Two Trees Wants More Density In Gowanus In Exchange For A School
GOWANUS – Two Trees is asking the city to create an incentive granting more density for projects in Gowanus if developers include “public improvements” in planned buildings.
If the city agrees, Two Trees would include an approximately 62,000-square-foot STEAM high school in a project planned for the parking lot at 424 Hoyt Street, Crain’s New York first reported. NYC Department of City Planning’s (DCP) proposed Gowanus rezoning would already allow Two Trees to build a 200,000-square-foot office building at the site with ground-floor commercial space.

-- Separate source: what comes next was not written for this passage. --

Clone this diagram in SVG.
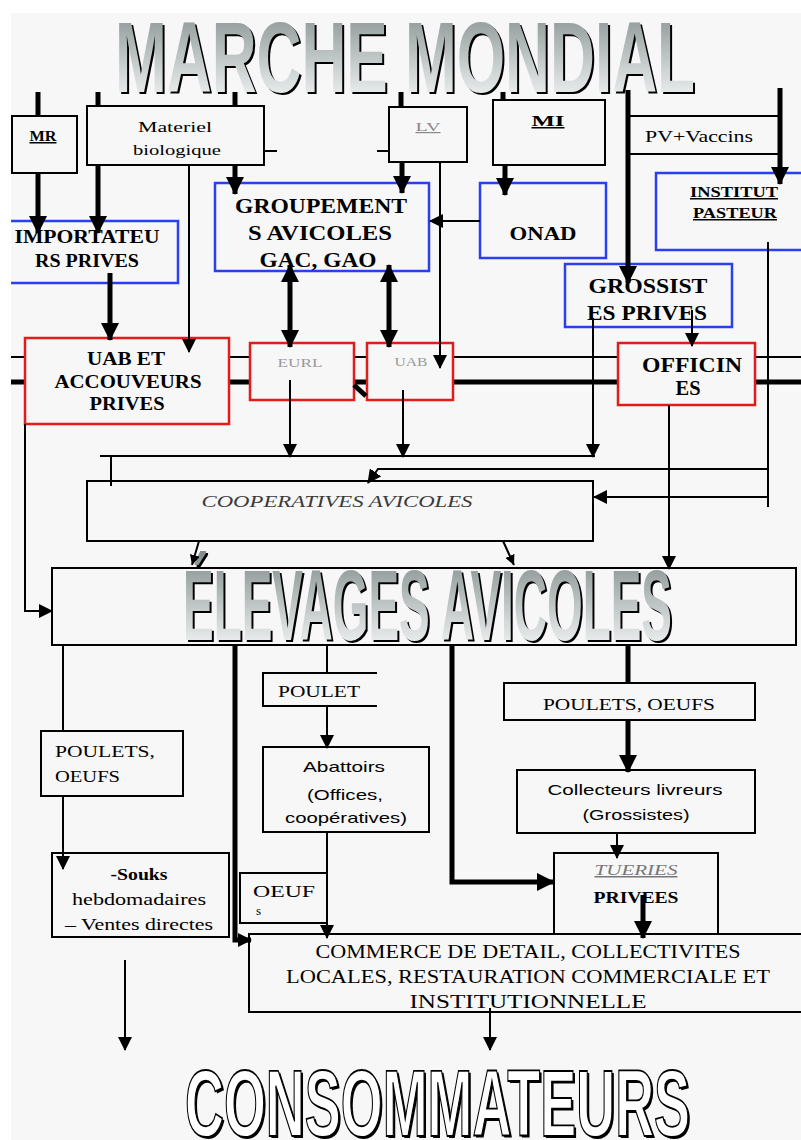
<svg xmlns="http://www.w3.org/2000/svg" width="801" height="1140" viewBox="0 0 801 1140">
<defs>
<linearGradient id="tg" x1="0" y1="0" x2="0" y2="1">
<stop offset="0" stop-color="#7f8989"/>
<stop offset="0.55" stop-color="#c6cccc"/>
<stop offset="1" stop-color="#ffffff"/>
</linearGradient>
<marker id="big" markerUnits="userSpaceOnUse" viewBox="0 0 18 18" markerWidth="18" markerHeight="18" refX="17" refY="9" orient="auto-start-reverse"><path d="M0,0 L18,9 L0,18 z" fill="#000"/></marker>
<marker id="med" markerUnits="userSpaceOnUse" viewBox="0 0 14 14" markerWidth="14" markerHeight="14" refX="13" refY="7" orient="auto"><path d="M0,0 L14,7 L0,14 z" fill="#000"/></marker>
<marker id="sm" markerUnits="userSpaceOnUse" viewBox="0 0 10 10" markerWidth="10" markerHeight="10" refX="10" refY="5" orient="auto"><path d="M0,0 L10,5 L0,10 z" fill="#000"/></marker>
<style>
.bb{fill:#f7f7f7;stroke:#000;stroke-width:2}
.bl{fill:#f7f7f7;stroke:#2b3ff2;stroke-width:2.5}
.rd{fill:#f7f7f7;stroke:#e31b1b;stroke-width:2.5}
.th{stroke:#000;stroke-width:5;fill:none}
.tn{stroke:#000;stroke-width:2;fill:none}
.sb{font-family:"Liberation Serif",serif;font-weight:bold;text-anchor:middle;fill:#000}
.sr{font-family:"Liberation Serif",serif;text-anchor:middle;fill:#000}
.ss{font-family:"Liberation Sans",sans-serif;text-anchor:middle;fill:#000}
.ttl{font-family:"Liberation Sans",sans-serif;font-weight:bold}
</style>
</defs>
<rect x="0" y="0" width="801" height="1140" fill="#ffffff"/>
<rect x="11" y="13" width="790" height="1127" fill="#f7f7f7"/>

<g id="bus">
<line x1="11" y1="357" x2="801" y2="357" class="tn"/>
<line x1="11" y1="382" x2="801" y2="382" class="th"/>
</g>

<g id="title-marche">
<text transform="translate(117,94) scale(1,1.68)" x="0" y="0" class="ttl" font-size="60" fill="#000" textLength="580" lengthAdjust="spacingAndGlyphs">MARCHE MONDIAL</text>
<text transform="translate(115,92) scale(1,1.68)" x="0" y="0" class="ttl" font-size="60" fill="url(#tg)" textLength="580" lengthAdjust="spacingAndGlyphs">MARCHE MONDIAL</text>
</g>

<g id="n-mr"><rect x="12" y="116" width="65" height="57" class="bb"/>
<text x="43" y="141" class="sb" font-size="15" text-decoration="underline" textLength="27" lengthAdjust="spacingAndGlyphs">MR</text></g>

<g id="n-materiel"><rect x="87" y="106" width="177" height="59" class="bb"/>
<text x="175" y="132" class="sr" font-size="15" textLength="74" lengthAdjust="spacingAndGlyphs">Materiel</text>
<text x="177" y="155" class="sr" font-size="15" textLength="88" lengthAdjust="spacingAndGlyphs">biologique</text></g>

<g id="n-importateurs"><rect x="11" y="221" width="167" height="62" fill="#f7f7f7"/>
<path d="M11,221 H178 V283 H11" fill="none" stroke="#2b3ff2" stroke-width="2.5"/>
<text x="87" y="243" class="sb" font-size="18" textLength="145" lengthAdjust="spacingAndGlyphs">IMPORTATEU</text>
<text x="87" y="267" class="sb" font-size="18" textLength="104" lengthAdjust="spacingAndGlyphs">RS PRIVES</text></g>

<g id="n-groupements"><rect x="215" y="183" width="214" height="88" class="bl"/>
<text x="321" y="213" class="sb" font-size="22" textLength="172" lengthAdjust="spacingAndGlyphs">GROUPEMENT</text>
<text x="320" y="240" class="sb" font-size="22" textLength="144" lengthAdjust="spacingAndGlyphs">S AVICOLES</text>
<text x="318" y="267" class="sb" font-size="22" textLength="117" lengthAdjust="spacingAndGlyphs">GAC, GAO</text></g>

<g id="n-lv"><rect x="389" y="107" width="78" height="55" class="bb"/>
<text x="428" y="131" class="sr" font-size="12" style="fill:#888" text-decoration="underline" textLength="25" lengthAdjust="spacingAndGlyphs">LV</text></g>

<g id="n-mi"><rect x="493" y="100" width="112" height="65" class="bb"/>
<text x="548" y="126" class="sb" font-size="15" text-decoration="underline" textLength="33" lengthAdjust="spacingAndGlyphs">MI</text></g>

<g id="n-onad"><rect x="480" y="183" width="126" height="75" class="bl"/>
<text x="543" y="240" class="sb" font-size="19" textLength="67" lengthAdjust="spacingAndGlyphs">ONAD</text></g>

<g id="n-pv"><path d="M628,116 H780 M628,154 H780" class="tn"/>
<text x="699" y="142" class="sr" font-size="16" textLength="108" lengthAdjust="spacingAndGlyphs">PV+Vaccins</text></g>

<g id="n-institut"><rect x="656" y="173" width="150" height="77" class="bl"/>
<text x="734" y="197" class="sb" font-size="15" text-decoration="underline" textLength="88" lengthAdjust="spacingAndGlyphs">INSTITUT</text>
<text x="735" y="218" class="sb" font-size="15" text-decoration="underline" textLength="84" lengthAdjust="spacingAndGlyphs">PASTEUR</text></g>

<g id="n-grossistes"><rect x="565" y="264" width="167" height="63" class="bl"/>
<text x="648" y="293" class="sb" font-size="21" textLength="119" lengthAdjust="spacingAndGlyphs">GROSSIST</text>
<text x="647" y="320" class="sb" font-size="21" textLength="120" lengthAdjust="spacingAndGlyphs">ES PRIVES</text></g>

<g id="n-uab-acc"><rect x="25" y="338" width="204" height="86" class="rd"/>
<text x="126" y="365" class="sb" font-size="18" textLength="78" lengthAdjust="spacingAndGlyphs">UAB ET</text>
<text x="128" y="388" class="sb" font-size="18" textLength="147" lengthAdjust="spacingAndGlyphs">ACCOUVEURS</text>
<text x="127" y="410" class="sb" font-size="18" textLength="75" lengthAdjust="spacingAndGlyphs">PRIVES</text></g>

<g id="n-eurl"><rect x="250" y="343" width="104" height="57" class="rd"/>
<text x="300" y="367" class="sr" font-size="13" style="fill:#999" textLength="45" lengthAdjust="spacingAndGlyphs">EURL</text></g>

<g id="n-uab"><rect x="367" y="343" width="86" height="57" class="rd"/>
<text x="411" y="366" class="sr" font-size="13" style="fill:#999" textLength="33" lengthAdjust="spacingAndGlyphs">UAB</text></g>

<g id="n-officines"><rect x="618" y="343" width="137" height="62" class="rd"/>
<text x="692" y="372" class="sb" font-size="21" textLength="100" lengthAdjust="spacingAndGlyphs">OFFICIN</text>
<text x="688" y="395" class="sb" font-size="21" textLength="25" lengthAdjust="spacingAndGlyphs">ES</text></g>

<g id="n-coop"><rect x="87" y="481" width="506" height="60" class="bb"/>
<text x="337" y="507" class="sr" font-size="17" font-style="italic" style="fill:#3a3a3a" textLength="271" lengthAdjust="spacingAndGlyphs">COOPERATIVES AVICOLES</text></g>

<g id="n-elevages"><rect x="52" y="568" width="744" height="77" class="bb"/>
<text transform="translate(185,642) scale(1,2.23)" x="0" y="0" class="ttl" font-size="45" fill="#000" textLength="489" lengthAdjust="spacingAndGlyphs">ÉLEVAGES AVICOLES</text>
<text transform="translate(183,640) scale(1,2.23)" x="0" y="0" class="ttl" font-size="45" fill="url(#tg)" textLength="489" lengthAdjust="spacingAndGlyphs">ÉLEVAGES AVICOLES</text></g>

<g id="n-poulets-l"><rect x="41" y="731" width="142" height="65" class="bb"/>
<text x="55" y="757" class="sr" font-size="17" style="text-anchor:start" textLength="100" lengthAdjust="spacingAndGlyphs">POULETS,</text>
<text x="55" y="782" class="sr" font-size="17" style="text-anchor:start" textLength="65" lengthAdjust="spacingAndGlyphs">OEUFS</text></g>

<g id="n-poulet"><path d="M377,673 H263 V706 H377" class="tn" style="fill:#f7f7f7"/>
<text x="278" y="697" class="sr" font-size="17" style="text-anchor:start" textLength="82" lengthAdjust="spacingAndGlyphs">POULET</text></g>

<g id="n-abattoirs"><rect x="263" y="747" width="166" height="85" class="bb"/>
<text x="344" y="772" class="ss" font-size="15" textLength="82" lengthAdjust="spacingAndGlyphs">Abattoirs</text>
<text x="345" y="800" class="ss" font-size="15" textLength="76" lengthAdjust="spacingAndGlyphs">(Offices,</text>
<text x="346" y="823" class="ss" font-size="15" textLength="122" lengthAdjust="spacingAndGlyphs">coopératives)</text></g>

<g id="n-poulets-r"><rect x="504" y="683" width="251" height="37" class="bb"/>
<text x="629" y="710" class="sr" font-size="17" textLength="172" lengthAdjust="spacingAndGlyphs">POULETS, OEUFS</text></g>

<g id="n-collecteurs"><rect x="517" y="770" width="238" height="63" class="bb"/>
<text x="635" y="795" class="ss" font-size="15" textLength="175" lengthAdjust="spacingAndGlyphs">Collecteurs  livreurs</text>
<text x="636" y="820" class="ss" font-size="15" textLength="107" lengthAdjust="spacingAndGlyphs">(Grossistes)</text></g>

<g id="n-souks"><rect x="52" y="853" width="177" height="84" class="bb"/>
<text x="139" y="880" class="sr" font-size="16" font-weight="bold" textLength="57" lengthAdjust="spacingAndGlyphs">-Souks</text>
<text x="139" y="905" class="sr" font-size="16" textLength="134" lengthAdjust="spacingAndGlyphs">hebdomadaires</text>
<text x="139" y="930" class="sr" font-size="16" textLength="148" lengthAdjust="spacingAndGlyphs">– Ventes directes</text></g>

<g id="n-oeufs"><rect x="240" y="873" width="87" height="50" class="bb"/>
<text x="253" y="897" class="sr" font-size="17" style="text-anchor:start" textLength="62" lengthAdjust="spacingAndGlyphs">OEUF</text>
<text x="256" y="915" class="sr" font-size="13" style="text-anchor:start">s</text></g>

<g id="n-tueries"><rect x="554" y="853" width="164" height="81" class="bb"/>
<text x="636" y="875" class="sr" font-size="15" font-style="italic" style="fill:#777" text-decoration="underline" textLength="83" lengthAdjust="spacingAndGlyphs">TUERIES</text>
<text x="636" y="903" class="sb" font-size="16" textLength="85" lengthAdjust="spacingAndGlyphs">PRIVEES</text></g>

<g id="n-commerce"><rect x="249" y="934" width="560" height="78" class="bb"/>
<text x="528" y="958" class="sr" font-size="19" textLength="425" lengthAdjust="spacingAndGlyphs">COMMERCE DE DETAIL, COLLECTIVITES</text>
<text x="528" y="983" class="sr" font-size="19" textLength="484" lengthAdjust="spacingAndGlyphs">LOCALES, RESTAURATION COMMERCIALE ET</text>
<text x="528" y="1008" class="sr" font-size="19" textLength="237" lengthAdjust="spacingAndGlyphs">INSTITUTIONNELLE</text></g>

<g id="title-consommateurs">
<text transform="translate(187,1138) scale(1,1.8)" x="0" y="0" class="ttl" font-size="53" fill="#000" textLength="505" lengthAdjust="spacingAndGlyphs">CONSOMMATEURS</text>
<text transform="translate(185,1136) scale(1,1.8)" x="0" y="0" class="ttl" font-size="53" fill="#ffffff" stroke="#000" stroke-width="1" textLength="505" lengthAdjust="spacingAndGlyphs">CONSOMMATEURS</text>
</g>

<g id="connectors">
<line x1="38" y1="92" x2="38" y2="116" class="th"/>
<line x1="98" y1="92" x2="98" y2="106" class="th"/>
<line x1="235" y1="92" x2="235" y2="106" class="th"/>
<line x1="401" y1="92" x2="401" y2="107" class="th"/>
<line x1="503" y1="92" x2="503" y2="100" class="th"/>
<line x1="628" y1="90" x2="628" y2="283" class="th" marker-end="url(#big)"/>
<line x1="780" y1="88" x2="780" y2="184" class="th" marker-end="url(#big)"/>
<line x1="38" y1="173" x2="38" y2="233" class="th" marker-end="url(#big)"/>
<line x1="98" y1="165" x2="98" y2="233" class="th" marker-end="url(#big)"/>
<line x1="235" y1="165" x2="235" y2="194" class="th" marker-end="url(#big)"/>
<line x1="189" y1="165" x2="189" y2="352" class="tn" marker-end="url(#med)"/>
<line x1="264" y1="151" x2="277" y2="151" class="tn"/>
<line x1="377" y1="151" x2="389" y2="151" class="tn"/>
<line x1="110" y1="273" x2="110" y2="340" class="th" marker-end="url(#big)"/>
<line x1="402" y1="162" x2="402" y2="193" class="th" marker-end="url(#big)"/>
<line x1="440" y1="162" x2="440" y2="368" class="tn" marker-end="url(#med)"/>
<line x1="505" y1="165" x2="505" y2="195" class="th" marker-end="url(#big)"/>
<line x1="480" y1="221" x2="430" y2="221" class="tn" marker-end="url(#med)"/>
<line x1="290" y1="265" x2="290" y2="347" class="th" marker-start="url(#big)" marker-end="url(#big)"/>
<line x1="389" y1="265" x2="389" y2="347" class="th" marker-start="url(#big)" marker-end="url(#big)"/>
<path d="M354,385 L366,396" class="th"/>
<line x1="692" y1="310" x2="692" y2="346" class="tn" marker-end="url(#med)"/>
<line x1="290" y1="380" x2="290" y2="457" class="tn" marker-end="url(#med)"/>
<line x1="403" y1="390" x2="403" y2="457" class="tn" marker-end="url(#med)"/>
<line x1="593" y1="318" x2="593" y2="457" class="tn" marker-end="url(#med)"/>
<line x1="100" y1="456" x2="595" y2="456" class="tn"/>
<line x1="111" y1="456" x2="111" y2="486" class="tn"/>
<line x1="768" y1="242" x2="768" y2="507" class="tn"/>
<path d="M768,469 H378 L368,483" class="tn" marker-end="url(#med)"/>
<line x1="768" y1="497" x2="594" y2="497" class="tn" marker-end="url(#med)"/>
<line x1="669" y1="405" x2="669" y2="569" class="tn" marker-end="url(#med)"/>
<line x1="199" y1="541" x2="192" y2="565" class="tn" marker-end="url(#sm)"/>
<line x1="503" y1="541" x2="514" y2="565" class="tn" marker-end="url(#sm)"/>
<path d="M25,424 V611 H52" class="tn" marker-end="url(#med)"/>
<line x1="63" y1="645" x2="63" y2="731" class="tn"/>
<line x1="63" y1="796" x2="63" y2="869" class="tn" marker-end="url(#med)"/>
<path d="M235,645 V940 H251" class="th" marker-end="url(#med)"/>
<line x1="327" y1="645" x2="327" y2="673" class="tn"/>
<line x1="327" y1="706" x2="327" y2="748" class="tn" marker-end="url(#med)"/>
<line x1="327" y1="832" x2="327" y2="938" class="tn" marker-end="url(#med)"/>
<path d="M452,645 V882 H554" class="th" marker-end="url(#big)"/>
<line x1="628" y1="645" x2="628" y2="683" class="th"/>
<line x1="628" y1="720" x2="628" y2="772" class="th" marker-end="url(#big)"/>
<line x1="617" y1="833" x2="617" y2="858" class="tn" marker-end="url(#med)"/>
<line x1="643" y1="895" x2="643" y2="938" class="th" marker-end="url(#big)"/>
<line x1="125" y1="960" x2="125" y2="1050" class="tn" marker-end="url(#med)"/>
<line x1="490" y1="1008" x2="490" y2="1050" class="tn" marker-end="url(#med)"/>
</g>
</svg>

Under Two Trees’ proposal, in exchange for adding the school, the city would allow the developer to add approximately 40,000 square feet of office space to the Hoyt Street project, increasing the planned building to more than 300,000 square feet. Two Trees is “also asking that a height limit of 115 feet be relieved to allow for a…170-foot tall structure,” according to Crain’s.
“This is a neighborhood that is going to get an influx of thousands of new residents,” David Lombino, a Managing Director at Two Trees, told Crain’s. “It needs improvements, including additional school seats.”
Back in April, during a DCP Scoping Meeting where dozens of community members provided feedback on the agency’s Draft Scope of Work for the Gowanus Neighborhood Rezoning proposal, developer Brian Ezra of Avery Hall Investments recommended a plan similar to Two Trees’. His firm plans to erect a residential building at 4th Avenue and Union—on the site of the Speedway gas station. He proposed including a new stairway and elevator for the southbound Union Street “R” MTA subway station to accommodate the increased ridership expected from the rezoning. Ezra suggested a transit incentive be added to the Scope of Work to provide developers with “bonus floor area” in exchange for providing upgrades to the transit system.
Council Member Brad Lander, whose district includes parts of Gowanus, says he is open to listening to the developers, Crain’s reports. “We have to answer the question whether these improvements are a sufficient benefit for the type of density being requested,” he said. “I want to hear from the developers and from the public. I’m not only open to that conversation, I think that this is the right way to have this kind of a discussion around the challenging issues of growth.”
Many locals and community organizations have voiced time and again that DCP’s proposed Gowanus rezoning is already too dense and does not take into account that the neighborhood’s infrastructure cannot handle the increased population of an estimated 18,000 residents—even with the Department of Environmental Protection’s upgrades to the combined sewage system and the EPA’s cleanup of the Gowanus Canal.
An area of Gowanus along 4th Avenue was flooded in late July following a heavy downpour. After that incident, the Gowanus Canal Conservancy and the Gowanus Neighborhood Coalition for Justice (GNCJ) renewed their demand that DCP create an Environmental Special District as part of the Gowanus rezoning to address the neighborhood’s specific environmental needs.
“As the City proposes the largest neighborhood rezoning of the de Blasio administration in the Gowanus neighborhood, GNCJ demands that the administration provide real commitments to resilient infrastructure capable of supporting both new density AND existing residents and businesses,” the organizations stated in a press release.
Two Trees is responsible for transforming DUMBO from an industrial waterfront into the destination neighborhood that it is today. The firm also purchased two other properties in Gowanus—a former Pathmark Supermarket at 1-37 12th Street and the Lowe’s at 118 Second Avenue—in January 2018.
Two Trees also developed 300 Ashland Place in Fort Greene, home to 379 rental units (76 are affordable apartments), a 365 Whole Foods, and an Apple Store. Launched in 2016, the building is to include four BAM Cinema theaters, a branch of the Brooklyn Public Library, 651 ARTS, and a satellite for the Museum of Contemporary African Diasporan Arts (MoCADA), all of which have yet to open.